How many of you know how to play this instrument?
This might be a little complicated. Aside from the court musicians at the Imperial Household Agency of Japan, there is no clear distinction between professional players and recreational learners. Many performers in religious affiliations, in fact, have jobs completely separate from their Gagaku practice. Nowadays, several ensembles in universities and religious organizations outside Japan offer opportunities to learn how to play the instrument in the context of Gagaku, thus, adding a small number of players to the list . Few but a handful of performers exist in Japan and abroad, whose expertise is in the Western art music of the 20th and 21st Century.

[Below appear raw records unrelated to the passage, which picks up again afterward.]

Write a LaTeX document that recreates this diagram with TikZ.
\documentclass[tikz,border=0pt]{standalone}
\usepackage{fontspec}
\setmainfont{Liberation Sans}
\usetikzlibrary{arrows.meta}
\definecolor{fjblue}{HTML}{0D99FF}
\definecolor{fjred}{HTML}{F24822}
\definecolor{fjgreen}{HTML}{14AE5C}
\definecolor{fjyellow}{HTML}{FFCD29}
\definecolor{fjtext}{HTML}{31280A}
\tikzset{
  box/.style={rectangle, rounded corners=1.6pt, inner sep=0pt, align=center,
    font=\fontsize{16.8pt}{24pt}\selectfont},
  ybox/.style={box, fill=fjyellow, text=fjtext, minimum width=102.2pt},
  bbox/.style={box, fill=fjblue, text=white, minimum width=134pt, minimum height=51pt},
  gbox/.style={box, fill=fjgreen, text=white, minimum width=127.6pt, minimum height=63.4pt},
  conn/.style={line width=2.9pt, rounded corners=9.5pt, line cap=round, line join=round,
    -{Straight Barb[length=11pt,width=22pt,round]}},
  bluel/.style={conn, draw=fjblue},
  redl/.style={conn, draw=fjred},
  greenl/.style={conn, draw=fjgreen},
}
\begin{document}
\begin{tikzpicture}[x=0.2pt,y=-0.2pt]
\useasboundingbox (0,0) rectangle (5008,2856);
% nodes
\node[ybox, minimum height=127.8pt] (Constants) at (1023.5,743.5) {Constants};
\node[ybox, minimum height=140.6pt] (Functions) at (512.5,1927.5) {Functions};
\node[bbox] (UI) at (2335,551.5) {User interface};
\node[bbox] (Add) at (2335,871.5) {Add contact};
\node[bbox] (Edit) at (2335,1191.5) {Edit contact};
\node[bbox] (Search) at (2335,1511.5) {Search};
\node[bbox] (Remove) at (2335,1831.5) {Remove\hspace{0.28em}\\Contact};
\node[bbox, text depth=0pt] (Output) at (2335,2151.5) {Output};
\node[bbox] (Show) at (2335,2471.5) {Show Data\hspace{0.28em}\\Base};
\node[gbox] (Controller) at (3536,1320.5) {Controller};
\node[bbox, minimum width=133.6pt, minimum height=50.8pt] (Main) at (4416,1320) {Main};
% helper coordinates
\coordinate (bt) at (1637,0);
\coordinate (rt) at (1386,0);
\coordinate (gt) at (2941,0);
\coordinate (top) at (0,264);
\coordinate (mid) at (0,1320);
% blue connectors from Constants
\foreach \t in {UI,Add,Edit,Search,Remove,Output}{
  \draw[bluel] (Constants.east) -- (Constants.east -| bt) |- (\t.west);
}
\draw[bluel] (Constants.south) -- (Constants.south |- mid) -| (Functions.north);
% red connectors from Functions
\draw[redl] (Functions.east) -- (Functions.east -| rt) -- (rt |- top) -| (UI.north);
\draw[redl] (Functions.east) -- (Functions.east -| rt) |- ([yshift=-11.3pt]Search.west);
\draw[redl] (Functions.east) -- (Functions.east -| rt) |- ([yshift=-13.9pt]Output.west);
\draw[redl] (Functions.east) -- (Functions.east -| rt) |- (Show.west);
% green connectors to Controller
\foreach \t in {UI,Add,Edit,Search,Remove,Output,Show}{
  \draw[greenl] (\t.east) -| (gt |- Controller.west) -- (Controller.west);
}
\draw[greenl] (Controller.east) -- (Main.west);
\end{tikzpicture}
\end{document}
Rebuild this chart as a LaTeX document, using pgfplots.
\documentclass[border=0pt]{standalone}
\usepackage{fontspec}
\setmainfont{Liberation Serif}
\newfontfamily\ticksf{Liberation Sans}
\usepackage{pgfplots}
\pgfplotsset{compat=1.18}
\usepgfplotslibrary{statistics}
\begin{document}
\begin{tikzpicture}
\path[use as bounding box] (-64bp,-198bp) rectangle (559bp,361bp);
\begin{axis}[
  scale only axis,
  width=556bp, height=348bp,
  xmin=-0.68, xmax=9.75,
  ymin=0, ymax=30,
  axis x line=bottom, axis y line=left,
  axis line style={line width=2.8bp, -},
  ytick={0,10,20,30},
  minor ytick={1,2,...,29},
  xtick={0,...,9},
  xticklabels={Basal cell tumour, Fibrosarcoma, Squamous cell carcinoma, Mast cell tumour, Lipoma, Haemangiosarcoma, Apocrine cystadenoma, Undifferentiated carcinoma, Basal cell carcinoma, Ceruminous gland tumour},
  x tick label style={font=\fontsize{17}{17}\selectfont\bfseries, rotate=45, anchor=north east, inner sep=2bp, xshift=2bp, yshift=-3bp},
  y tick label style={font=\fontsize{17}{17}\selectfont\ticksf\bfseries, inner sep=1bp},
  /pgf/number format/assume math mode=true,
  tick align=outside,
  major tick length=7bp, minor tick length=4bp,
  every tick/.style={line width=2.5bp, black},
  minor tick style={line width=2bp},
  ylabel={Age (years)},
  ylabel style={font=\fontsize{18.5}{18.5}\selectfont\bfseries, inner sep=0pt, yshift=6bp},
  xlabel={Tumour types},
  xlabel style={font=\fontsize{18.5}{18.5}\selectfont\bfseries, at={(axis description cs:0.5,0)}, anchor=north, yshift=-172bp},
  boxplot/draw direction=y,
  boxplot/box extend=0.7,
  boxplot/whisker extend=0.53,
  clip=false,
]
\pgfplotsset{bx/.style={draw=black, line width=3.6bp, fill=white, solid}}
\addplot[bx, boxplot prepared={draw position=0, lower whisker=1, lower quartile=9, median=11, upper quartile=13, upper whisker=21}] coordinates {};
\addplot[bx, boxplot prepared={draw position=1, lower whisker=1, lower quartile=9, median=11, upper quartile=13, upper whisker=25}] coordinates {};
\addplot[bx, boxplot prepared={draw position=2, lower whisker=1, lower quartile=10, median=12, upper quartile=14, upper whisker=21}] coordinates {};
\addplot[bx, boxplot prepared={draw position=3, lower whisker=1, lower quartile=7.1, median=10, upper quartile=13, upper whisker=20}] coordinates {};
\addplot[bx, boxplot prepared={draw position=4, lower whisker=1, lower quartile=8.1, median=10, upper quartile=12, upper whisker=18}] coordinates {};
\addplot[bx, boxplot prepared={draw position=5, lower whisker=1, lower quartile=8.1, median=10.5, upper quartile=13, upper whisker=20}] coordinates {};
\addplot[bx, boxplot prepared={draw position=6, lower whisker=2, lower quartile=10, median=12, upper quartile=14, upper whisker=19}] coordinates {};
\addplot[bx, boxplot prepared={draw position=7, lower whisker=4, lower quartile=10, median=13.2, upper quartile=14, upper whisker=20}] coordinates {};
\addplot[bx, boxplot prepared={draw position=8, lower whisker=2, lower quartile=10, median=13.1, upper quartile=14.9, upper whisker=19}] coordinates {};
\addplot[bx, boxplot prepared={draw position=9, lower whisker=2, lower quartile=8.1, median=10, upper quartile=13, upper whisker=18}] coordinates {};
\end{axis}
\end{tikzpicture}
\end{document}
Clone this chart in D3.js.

When did you start to learn to play shō?
I began learning how to play shō in earnest in my undergraduate studies at Kunitachi College of Music in Japan. There, Mayumi Miyata, who is the pioneer in bringing this instrument to Western art music, was teaching shō in the contexts of Gagaku and also contemporary music. Afterwards, I was part of the Columbia Gagaku Ensemble, as well as experienced group training in a Japanese temple in Tokyo. I need to give credit to a Danish friend of mine, who happened to be an exchange student when I was at Kunitachi. He was the one who pulled me into the world of Gagaku.
You seem very active in the promotion of the shō worldwide. How is this Japanese instrument welcomed abroad?
As a researcher of “shō in the context of Western art music of the 21st Century”, I have had the privilege of traveling to more than thirty cities around the world to give lectures on the notation, instrumentation, and composition techniques of shō. Many who attend my lectures and workshops are composers who strive to compose for shō. Others include musicologists, ethnomusicologists, music theorists, as well as music lovers. I believe that Japanese instruments are welcomed abroad with a great interest. However, when this instrument is used in the context of Western art music, some performers may feel a dilemma to sense that the audience appreciate the rare instrument more than the musicality of the composition itself .
What are the preservation conditions required for the shō? Is it right that it needs a perfect temperature to work?
While performers inhale and exhale through the mouthpiece, their breaths moist the reeds inside the mouthpiece. A moist reed results in shō not being able to produce sounds. Performers must always heat up the instrument on top of a heater for ten to fifteen minutes before they perform. This is so that the inner cavity of the instrument is warmer than the temperature of their breaths. The performer must occasionally heat up the instrument on the heater during the performance too, as well as after. Therefore, modern-day performers carry portable electric heaters with them for performances.